I was reading the construction of the localization of a category in the book "Methods of homological algebra" of Manin and Gelfand.
Let me remind you the definition of the localization of a category: Let $B$ be an arbitrary category and $S$ a set of morphisms in $B$, the localization is a category $B[S^{-1}]$ with a functor $Q:B\rightarrow B[S^{-1}]$ such that $Q(s)$ is an isomorphism for every $s\in S$, and if another functor $F:B\rightarrow D$ has this property then there exists a functor $G:B[S^{-1}]\rightarrow D$ such that $F=G\circ Q$.
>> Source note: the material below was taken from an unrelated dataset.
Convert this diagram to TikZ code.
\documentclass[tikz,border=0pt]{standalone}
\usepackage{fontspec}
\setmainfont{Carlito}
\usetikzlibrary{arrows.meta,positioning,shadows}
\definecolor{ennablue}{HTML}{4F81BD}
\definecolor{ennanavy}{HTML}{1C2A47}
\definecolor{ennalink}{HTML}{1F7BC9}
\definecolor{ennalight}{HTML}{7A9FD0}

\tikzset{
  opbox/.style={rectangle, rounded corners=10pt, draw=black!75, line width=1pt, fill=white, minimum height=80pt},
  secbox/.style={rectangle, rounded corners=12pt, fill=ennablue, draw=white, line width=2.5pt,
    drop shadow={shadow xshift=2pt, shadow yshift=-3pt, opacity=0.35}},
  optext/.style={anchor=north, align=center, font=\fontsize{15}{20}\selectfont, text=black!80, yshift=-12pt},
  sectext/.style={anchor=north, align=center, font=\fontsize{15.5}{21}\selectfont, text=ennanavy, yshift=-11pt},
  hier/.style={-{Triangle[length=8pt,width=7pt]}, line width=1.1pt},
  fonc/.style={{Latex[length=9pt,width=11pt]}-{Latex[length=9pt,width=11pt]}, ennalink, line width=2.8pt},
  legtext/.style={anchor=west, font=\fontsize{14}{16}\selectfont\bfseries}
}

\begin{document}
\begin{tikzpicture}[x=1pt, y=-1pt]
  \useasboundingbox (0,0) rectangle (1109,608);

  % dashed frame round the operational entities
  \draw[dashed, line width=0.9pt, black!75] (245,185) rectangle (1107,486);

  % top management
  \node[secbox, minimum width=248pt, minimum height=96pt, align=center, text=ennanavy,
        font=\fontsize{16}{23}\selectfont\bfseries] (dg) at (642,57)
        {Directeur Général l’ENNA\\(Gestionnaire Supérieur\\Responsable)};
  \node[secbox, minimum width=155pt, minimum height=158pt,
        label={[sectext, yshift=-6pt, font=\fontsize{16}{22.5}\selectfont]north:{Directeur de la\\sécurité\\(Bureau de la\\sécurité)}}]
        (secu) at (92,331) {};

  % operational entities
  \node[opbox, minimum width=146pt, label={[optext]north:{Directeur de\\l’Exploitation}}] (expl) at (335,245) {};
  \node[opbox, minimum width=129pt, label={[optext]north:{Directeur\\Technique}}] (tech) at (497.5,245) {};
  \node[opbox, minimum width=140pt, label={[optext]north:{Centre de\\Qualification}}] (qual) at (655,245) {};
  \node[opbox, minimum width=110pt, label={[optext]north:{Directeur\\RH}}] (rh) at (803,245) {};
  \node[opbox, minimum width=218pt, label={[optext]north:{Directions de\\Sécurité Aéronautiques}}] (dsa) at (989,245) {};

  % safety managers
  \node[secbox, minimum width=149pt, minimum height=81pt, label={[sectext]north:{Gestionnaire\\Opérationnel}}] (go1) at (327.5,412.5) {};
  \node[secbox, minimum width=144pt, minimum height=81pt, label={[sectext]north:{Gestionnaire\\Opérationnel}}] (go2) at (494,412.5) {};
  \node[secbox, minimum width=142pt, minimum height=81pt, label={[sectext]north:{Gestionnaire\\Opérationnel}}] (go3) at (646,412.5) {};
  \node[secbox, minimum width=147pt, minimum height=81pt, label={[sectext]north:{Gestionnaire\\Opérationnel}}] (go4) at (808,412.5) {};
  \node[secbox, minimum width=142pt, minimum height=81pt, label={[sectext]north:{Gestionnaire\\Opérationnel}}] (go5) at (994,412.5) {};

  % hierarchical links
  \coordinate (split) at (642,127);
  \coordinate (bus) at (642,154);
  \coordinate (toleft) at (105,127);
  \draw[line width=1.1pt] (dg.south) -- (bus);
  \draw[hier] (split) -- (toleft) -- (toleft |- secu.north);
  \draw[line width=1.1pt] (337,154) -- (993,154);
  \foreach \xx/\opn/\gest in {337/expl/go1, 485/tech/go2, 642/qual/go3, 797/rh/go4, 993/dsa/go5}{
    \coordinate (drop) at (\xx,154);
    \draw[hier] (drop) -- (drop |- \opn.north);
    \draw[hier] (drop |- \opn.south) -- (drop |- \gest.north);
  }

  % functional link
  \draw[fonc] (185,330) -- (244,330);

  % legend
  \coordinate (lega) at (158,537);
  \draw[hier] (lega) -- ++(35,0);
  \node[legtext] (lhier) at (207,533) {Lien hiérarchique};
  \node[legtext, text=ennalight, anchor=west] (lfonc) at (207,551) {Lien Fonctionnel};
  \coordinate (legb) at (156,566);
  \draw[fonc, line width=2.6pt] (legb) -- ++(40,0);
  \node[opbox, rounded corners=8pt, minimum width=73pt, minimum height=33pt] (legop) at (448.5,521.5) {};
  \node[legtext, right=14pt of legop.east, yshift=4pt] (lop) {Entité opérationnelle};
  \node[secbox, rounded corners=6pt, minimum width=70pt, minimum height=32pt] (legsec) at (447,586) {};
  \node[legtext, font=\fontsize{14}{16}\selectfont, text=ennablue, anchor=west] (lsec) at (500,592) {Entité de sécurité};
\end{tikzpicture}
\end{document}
Before asking my question let me remind you the construction of the localization:
Let $B$ be an arbitrary category and "S" an arbitrary set of morphisms in $B$, we want to construct $B[S^{-1}]$. Set $\mathrm{Ob}\;B[S^{-1}]=\mathrm{Ob}\;B$, and define $Q$ to be the identity on objects. I want to construct the morphisms of $B[S^{-1}]$, to do that we proceed in several steps:
a) introduce variables $x_s$, one for every morphism $s\in S$.
b) Now construct an oriented graph $\Gamma$ as follows:
vert $\Gamma$=Ob $B$
Edges of $\Gamma$=$\{$morphisms in $B\}\cup\{x_s:s\in S\}$
if $f$ is a morphism $X\rightarrow Y$ then it correspondes to an edge $X\rightarrow Y$
if $s\in S$ then $x_s$ is an edge $Y\rightarrow X$.
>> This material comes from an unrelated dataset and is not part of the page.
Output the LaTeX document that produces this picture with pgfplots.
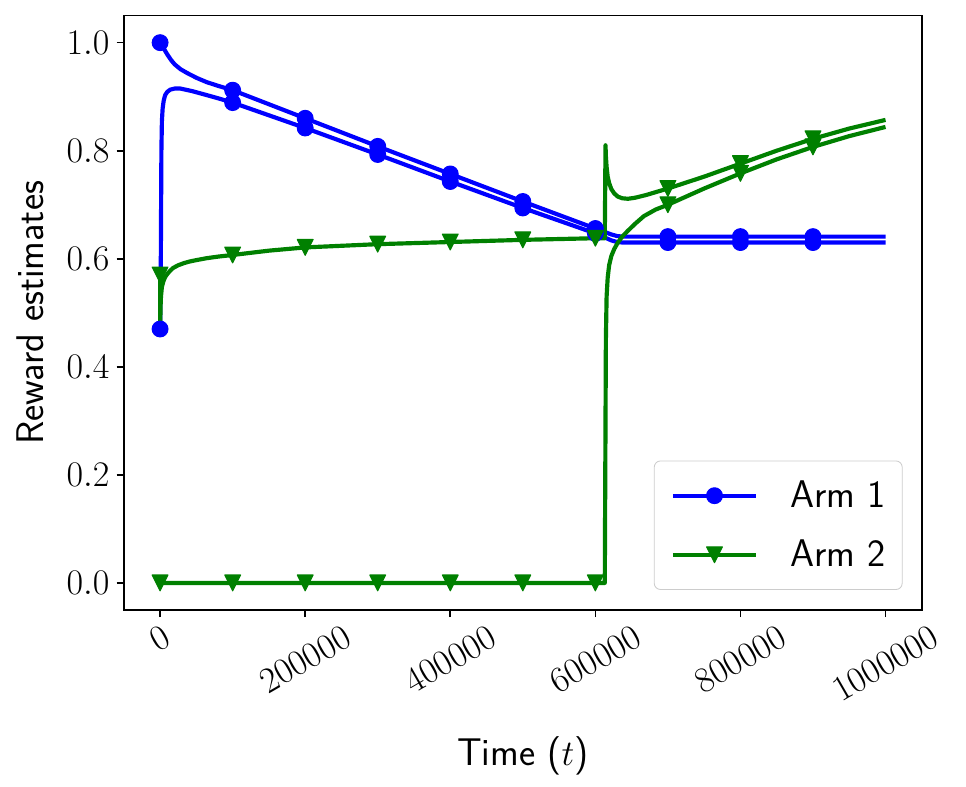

A path in this graph is what you expect it to be.
Now lets define an equivalence relation among paths with the same beginning and same ending. We say that two paths are equivalent if they can be joined by a chain of these two types of operations:
1) two consecutive arrows can be replaced with their composition
2) the path $sx_s$ is equivalent to $id$ and the same for $x_ss$.
So a morphism is an equivalence class of paths with the common beginning and common end.
Now if you are interested you can easily continue defining $Q$ and proving that this category has the property that we want.
My question is this: are we sure that this is a category? Because the class of morphisms can be a proper class, it's not obvious to me that is a set. I was told that there is a way to fix this (or at least to bypass the problem); do you know a way to fix this issue?
(I know that for example if the set $S$ has good properties, i.e. it's a localizing system of morphisms, then there is a nicer construction, but I would like to know a general construction that works even if $S$ is not localizing).